((
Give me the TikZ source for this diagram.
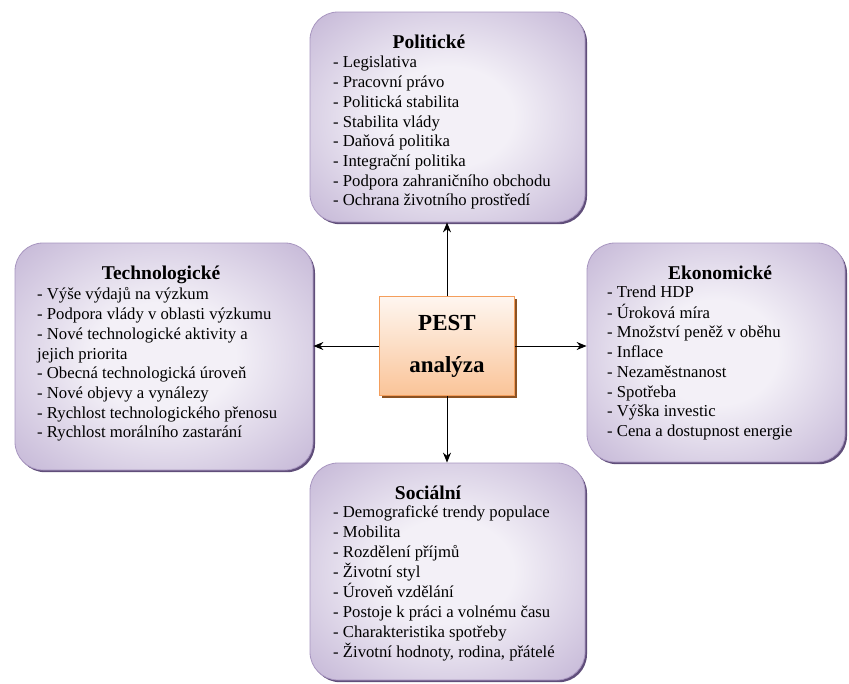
))
((
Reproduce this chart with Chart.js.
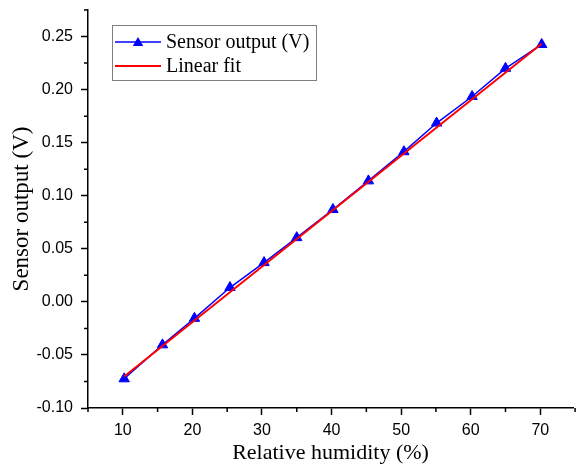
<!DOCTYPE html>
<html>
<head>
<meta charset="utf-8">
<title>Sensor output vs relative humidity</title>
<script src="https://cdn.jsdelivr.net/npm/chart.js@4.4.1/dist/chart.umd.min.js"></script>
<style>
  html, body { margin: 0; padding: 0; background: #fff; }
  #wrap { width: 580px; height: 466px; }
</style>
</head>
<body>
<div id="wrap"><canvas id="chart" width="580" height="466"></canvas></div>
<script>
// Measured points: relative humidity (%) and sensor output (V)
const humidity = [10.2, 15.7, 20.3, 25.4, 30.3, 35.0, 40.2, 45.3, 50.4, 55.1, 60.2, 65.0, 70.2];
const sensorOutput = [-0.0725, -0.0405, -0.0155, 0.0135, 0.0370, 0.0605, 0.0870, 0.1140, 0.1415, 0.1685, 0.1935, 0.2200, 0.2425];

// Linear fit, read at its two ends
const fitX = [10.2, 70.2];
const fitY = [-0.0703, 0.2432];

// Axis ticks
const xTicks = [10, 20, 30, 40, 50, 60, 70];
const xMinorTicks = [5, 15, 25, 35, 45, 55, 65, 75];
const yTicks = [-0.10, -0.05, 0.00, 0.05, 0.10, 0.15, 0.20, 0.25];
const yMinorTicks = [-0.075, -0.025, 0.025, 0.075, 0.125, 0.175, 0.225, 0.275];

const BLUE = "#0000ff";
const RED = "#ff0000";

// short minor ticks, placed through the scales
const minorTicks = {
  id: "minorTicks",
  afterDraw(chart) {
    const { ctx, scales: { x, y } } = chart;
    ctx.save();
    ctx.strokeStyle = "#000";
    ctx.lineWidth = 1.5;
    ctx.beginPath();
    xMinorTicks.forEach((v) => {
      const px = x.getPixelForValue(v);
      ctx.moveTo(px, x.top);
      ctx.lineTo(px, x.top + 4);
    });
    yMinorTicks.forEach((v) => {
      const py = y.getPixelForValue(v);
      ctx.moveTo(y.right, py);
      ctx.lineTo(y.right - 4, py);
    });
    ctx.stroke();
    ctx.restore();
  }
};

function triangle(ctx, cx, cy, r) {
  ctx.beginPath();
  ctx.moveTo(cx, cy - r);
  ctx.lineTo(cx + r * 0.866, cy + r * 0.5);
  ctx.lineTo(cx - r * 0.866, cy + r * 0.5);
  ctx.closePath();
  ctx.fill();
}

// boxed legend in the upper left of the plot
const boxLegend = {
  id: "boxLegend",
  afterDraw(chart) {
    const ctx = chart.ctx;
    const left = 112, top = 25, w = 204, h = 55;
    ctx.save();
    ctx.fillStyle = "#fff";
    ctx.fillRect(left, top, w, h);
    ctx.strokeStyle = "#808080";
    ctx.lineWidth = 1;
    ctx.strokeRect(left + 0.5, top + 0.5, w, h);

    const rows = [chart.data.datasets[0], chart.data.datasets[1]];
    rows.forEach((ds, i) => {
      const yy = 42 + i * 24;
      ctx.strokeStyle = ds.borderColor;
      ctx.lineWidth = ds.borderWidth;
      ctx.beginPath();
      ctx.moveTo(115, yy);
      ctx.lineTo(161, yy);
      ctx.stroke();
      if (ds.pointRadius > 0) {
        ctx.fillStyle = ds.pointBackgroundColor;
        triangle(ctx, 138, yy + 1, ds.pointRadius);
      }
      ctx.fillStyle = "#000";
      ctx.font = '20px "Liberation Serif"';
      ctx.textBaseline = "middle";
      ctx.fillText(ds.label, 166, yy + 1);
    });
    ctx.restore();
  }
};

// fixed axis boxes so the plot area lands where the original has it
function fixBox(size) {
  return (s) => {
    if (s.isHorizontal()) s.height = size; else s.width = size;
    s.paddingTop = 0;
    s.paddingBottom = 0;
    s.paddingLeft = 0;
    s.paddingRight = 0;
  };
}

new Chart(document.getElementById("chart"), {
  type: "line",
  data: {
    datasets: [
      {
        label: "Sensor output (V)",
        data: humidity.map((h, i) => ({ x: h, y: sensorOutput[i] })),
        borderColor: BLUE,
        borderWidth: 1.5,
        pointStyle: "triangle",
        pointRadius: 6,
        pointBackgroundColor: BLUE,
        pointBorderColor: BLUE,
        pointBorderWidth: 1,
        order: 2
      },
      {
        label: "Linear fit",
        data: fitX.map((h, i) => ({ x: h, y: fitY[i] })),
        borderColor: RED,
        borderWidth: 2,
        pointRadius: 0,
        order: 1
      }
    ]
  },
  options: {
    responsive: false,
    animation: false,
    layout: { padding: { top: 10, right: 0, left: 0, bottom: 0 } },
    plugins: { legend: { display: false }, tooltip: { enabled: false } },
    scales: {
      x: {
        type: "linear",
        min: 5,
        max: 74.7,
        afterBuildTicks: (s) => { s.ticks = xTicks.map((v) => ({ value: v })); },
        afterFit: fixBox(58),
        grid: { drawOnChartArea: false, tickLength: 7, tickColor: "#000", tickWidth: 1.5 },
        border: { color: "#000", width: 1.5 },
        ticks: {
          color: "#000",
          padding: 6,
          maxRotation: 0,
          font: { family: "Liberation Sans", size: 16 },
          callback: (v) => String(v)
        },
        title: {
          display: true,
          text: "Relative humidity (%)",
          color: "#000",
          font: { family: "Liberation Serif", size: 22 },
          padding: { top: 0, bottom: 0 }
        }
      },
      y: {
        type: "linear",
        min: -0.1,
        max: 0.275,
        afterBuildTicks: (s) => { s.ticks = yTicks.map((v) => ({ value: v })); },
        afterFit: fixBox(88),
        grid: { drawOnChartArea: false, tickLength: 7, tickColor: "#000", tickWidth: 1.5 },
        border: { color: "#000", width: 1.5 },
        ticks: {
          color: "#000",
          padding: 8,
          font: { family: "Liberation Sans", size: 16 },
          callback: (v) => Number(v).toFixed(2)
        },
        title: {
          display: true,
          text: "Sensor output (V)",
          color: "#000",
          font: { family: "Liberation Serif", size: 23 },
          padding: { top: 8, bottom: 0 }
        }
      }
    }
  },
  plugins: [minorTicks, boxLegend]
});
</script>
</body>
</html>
))
((
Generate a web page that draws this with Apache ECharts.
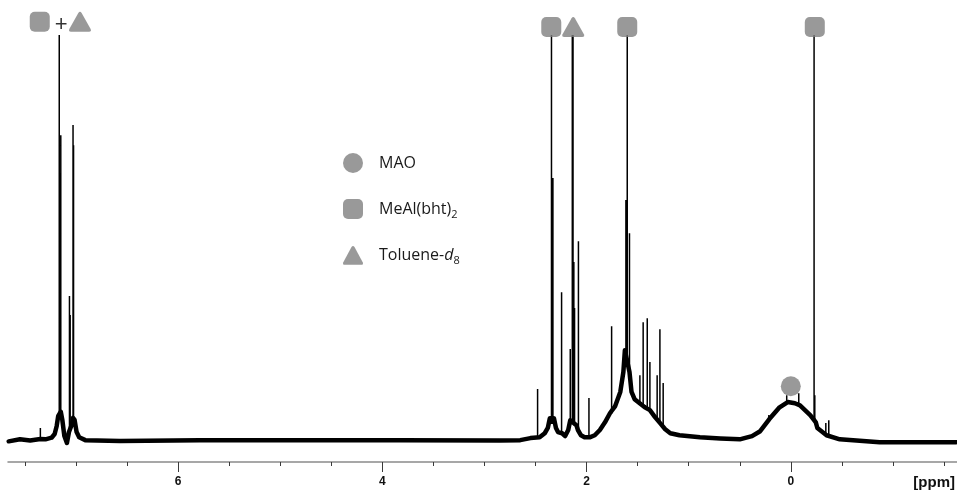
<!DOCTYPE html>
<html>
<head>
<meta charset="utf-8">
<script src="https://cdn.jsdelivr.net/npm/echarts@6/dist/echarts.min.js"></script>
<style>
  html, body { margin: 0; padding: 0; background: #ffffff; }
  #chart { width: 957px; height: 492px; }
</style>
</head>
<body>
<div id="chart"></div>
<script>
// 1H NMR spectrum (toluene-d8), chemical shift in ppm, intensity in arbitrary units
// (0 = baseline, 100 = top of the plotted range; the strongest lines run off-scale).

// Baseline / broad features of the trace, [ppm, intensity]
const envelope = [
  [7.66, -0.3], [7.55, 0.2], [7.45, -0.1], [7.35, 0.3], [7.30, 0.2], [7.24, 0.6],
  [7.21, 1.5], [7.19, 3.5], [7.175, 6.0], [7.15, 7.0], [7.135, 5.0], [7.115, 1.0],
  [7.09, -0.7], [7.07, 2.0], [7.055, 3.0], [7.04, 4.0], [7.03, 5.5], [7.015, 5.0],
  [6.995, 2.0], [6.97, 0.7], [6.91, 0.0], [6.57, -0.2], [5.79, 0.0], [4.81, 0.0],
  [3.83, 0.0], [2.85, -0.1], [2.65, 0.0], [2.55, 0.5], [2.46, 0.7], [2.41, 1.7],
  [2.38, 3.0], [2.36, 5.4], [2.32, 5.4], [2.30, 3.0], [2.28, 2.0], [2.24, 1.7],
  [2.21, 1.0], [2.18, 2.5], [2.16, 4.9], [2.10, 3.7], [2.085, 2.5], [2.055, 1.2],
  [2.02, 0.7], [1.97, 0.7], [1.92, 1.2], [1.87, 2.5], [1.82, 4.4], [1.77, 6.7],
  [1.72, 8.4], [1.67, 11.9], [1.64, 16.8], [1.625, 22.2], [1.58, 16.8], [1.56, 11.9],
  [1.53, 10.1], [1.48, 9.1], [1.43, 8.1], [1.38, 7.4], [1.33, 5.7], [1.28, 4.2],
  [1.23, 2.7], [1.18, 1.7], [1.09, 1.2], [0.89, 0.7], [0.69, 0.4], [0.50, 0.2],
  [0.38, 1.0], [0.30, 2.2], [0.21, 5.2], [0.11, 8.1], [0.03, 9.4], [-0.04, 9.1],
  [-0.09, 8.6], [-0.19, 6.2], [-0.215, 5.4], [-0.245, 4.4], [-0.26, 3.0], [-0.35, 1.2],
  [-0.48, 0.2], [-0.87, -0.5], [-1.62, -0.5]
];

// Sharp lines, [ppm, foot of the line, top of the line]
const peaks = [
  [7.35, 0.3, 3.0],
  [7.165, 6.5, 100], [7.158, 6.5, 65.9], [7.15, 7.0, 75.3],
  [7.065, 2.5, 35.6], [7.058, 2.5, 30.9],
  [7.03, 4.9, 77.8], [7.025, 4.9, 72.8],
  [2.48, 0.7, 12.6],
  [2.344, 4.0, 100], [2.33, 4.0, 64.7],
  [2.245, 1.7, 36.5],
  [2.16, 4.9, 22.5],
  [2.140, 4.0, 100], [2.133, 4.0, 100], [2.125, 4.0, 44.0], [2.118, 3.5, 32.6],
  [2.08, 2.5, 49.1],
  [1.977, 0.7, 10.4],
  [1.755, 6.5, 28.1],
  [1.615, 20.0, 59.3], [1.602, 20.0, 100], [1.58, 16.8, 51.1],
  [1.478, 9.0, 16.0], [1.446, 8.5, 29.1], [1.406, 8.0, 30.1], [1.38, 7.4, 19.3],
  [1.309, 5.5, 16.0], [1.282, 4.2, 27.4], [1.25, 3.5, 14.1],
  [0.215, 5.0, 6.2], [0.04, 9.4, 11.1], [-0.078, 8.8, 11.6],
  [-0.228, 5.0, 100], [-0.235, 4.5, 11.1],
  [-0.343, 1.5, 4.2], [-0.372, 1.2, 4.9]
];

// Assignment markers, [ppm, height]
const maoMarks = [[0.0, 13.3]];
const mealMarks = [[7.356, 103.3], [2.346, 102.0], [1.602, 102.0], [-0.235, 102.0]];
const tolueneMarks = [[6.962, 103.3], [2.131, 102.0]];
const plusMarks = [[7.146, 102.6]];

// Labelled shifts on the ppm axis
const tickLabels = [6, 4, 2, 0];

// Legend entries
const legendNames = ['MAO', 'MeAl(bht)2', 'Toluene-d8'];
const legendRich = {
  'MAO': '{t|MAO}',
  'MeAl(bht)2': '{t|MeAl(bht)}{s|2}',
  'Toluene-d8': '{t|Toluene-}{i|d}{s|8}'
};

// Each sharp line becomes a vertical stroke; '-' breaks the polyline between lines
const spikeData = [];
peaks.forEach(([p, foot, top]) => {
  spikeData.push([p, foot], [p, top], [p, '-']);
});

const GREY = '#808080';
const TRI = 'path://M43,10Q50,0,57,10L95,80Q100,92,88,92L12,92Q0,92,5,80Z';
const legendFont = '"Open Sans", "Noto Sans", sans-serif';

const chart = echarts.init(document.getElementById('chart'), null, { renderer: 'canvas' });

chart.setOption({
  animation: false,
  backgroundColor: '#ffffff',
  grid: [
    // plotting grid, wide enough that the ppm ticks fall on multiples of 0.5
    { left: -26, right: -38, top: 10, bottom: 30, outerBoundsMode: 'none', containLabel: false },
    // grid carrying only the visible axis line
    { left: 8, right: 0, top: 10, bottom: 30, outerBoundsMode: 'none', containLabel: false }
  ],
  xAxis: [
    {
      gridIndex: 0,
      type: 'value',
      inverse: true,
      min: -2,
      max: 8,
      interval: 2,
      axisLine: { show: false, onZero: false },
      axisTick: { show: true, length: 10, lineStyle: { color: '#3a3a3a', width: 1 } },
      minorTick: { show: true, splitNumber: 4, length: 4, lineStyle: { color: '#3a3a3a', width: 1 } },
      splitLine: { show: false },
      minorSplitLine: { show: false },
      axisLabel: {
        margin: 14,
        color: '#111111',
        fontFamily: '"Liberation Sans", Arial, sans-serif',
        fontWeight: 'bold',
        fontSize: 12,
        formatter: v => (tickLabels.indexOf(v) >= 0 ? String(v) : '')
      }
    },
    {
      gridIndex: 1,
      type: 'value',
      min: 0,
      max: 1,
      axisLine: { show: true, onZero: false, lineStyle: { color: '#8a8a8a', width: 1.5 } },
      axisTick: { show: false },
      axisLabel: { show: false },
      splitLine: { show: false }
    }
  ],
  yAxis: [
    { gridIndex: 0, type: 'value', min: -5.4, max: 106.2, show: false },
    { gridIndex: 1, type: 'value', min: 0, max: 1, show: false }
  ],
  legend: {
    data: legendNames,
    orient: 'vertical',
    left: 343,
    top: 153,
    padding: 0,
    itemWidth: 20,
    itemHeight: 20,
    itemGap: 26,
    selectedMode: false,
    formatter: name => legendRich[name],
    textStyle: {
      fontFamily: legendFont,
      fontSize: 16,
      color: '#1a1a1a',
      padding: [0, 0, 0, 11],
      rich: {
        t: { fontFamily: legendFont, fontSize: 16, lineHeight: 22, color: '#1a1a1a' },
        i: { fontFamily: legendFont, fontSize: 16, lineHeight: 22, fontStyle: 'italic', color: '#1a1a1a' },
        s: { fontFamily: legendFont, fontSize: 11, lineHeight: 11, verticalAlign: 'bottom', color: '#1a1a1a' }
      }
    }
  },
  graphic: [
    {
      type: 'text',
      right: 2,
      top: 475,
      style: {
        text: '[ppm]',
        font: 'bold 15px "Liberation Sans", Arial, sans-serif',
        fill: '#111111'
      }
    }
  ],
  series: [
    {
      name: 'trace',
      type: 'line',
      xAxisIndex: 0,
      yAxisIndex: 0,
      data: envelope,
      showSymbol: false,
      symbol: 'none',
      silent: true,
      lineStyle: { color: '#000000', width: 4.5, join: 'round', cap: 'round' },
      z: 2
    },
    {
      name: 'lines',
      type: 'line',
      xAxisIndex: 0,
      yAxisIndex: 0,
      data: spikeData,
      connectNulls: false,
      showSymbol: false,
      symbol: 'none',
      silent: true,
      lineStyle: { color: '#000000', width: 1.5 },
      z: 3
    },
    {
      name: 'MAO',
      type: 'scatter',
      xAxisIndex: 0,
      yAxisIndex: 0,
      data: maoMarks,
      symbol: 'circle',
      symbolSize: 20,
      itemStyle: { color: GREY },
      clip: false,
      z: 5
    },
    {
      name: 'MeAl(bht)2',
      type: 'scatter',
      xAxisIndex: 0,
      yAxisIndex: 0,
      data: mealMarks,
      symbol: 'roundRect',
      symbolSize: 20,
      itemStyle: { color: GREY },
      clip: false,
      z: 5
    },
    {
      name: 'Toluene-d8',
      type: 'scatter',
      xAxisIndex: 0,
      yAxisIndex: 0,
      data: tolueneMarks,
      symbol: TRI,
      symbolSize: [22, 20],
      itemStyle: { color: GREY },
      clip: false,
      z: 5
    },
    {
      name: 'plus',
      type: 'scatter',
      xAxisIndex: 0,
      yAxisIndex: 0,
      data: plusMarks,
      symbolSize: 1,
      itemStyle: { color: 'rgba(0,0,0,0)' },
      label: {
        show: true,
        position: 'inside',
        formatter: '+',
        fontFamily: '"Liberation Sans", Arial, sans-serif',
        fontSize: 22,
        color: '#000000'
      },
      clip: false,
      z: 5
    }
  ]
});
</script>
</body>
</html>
))
§ **TASK**:
Copy the lines above exactly, starting with the line that contains "Generate a web" and ending with the line that contains "lines run off-scale).", and leave out any pictures.

§ **SOLVED PROBLEM**:
Generate a web page that draws this with Apache ECharts.
<!DOCTYPE html>
<html>
<head>
<meta charset="utf-8">
<script src="https://cdn.jsdelivr.net/npm/echarts@6/dist/echarts.min.js"></script>
<style>
  html, body { margin: 0; padding: 0; background: #ffffff; }
  #chart { width: 957px; height: 492px; }
</style>
</head>
<body>
<div id="chart"></div>
<script>
// 1H NMR spectrum (toluene-d8), chemical shift in ppm, intensity in arbitrary units
// (0 = baseline, 100 = top of the plotted range; the strongest lines run off-scale).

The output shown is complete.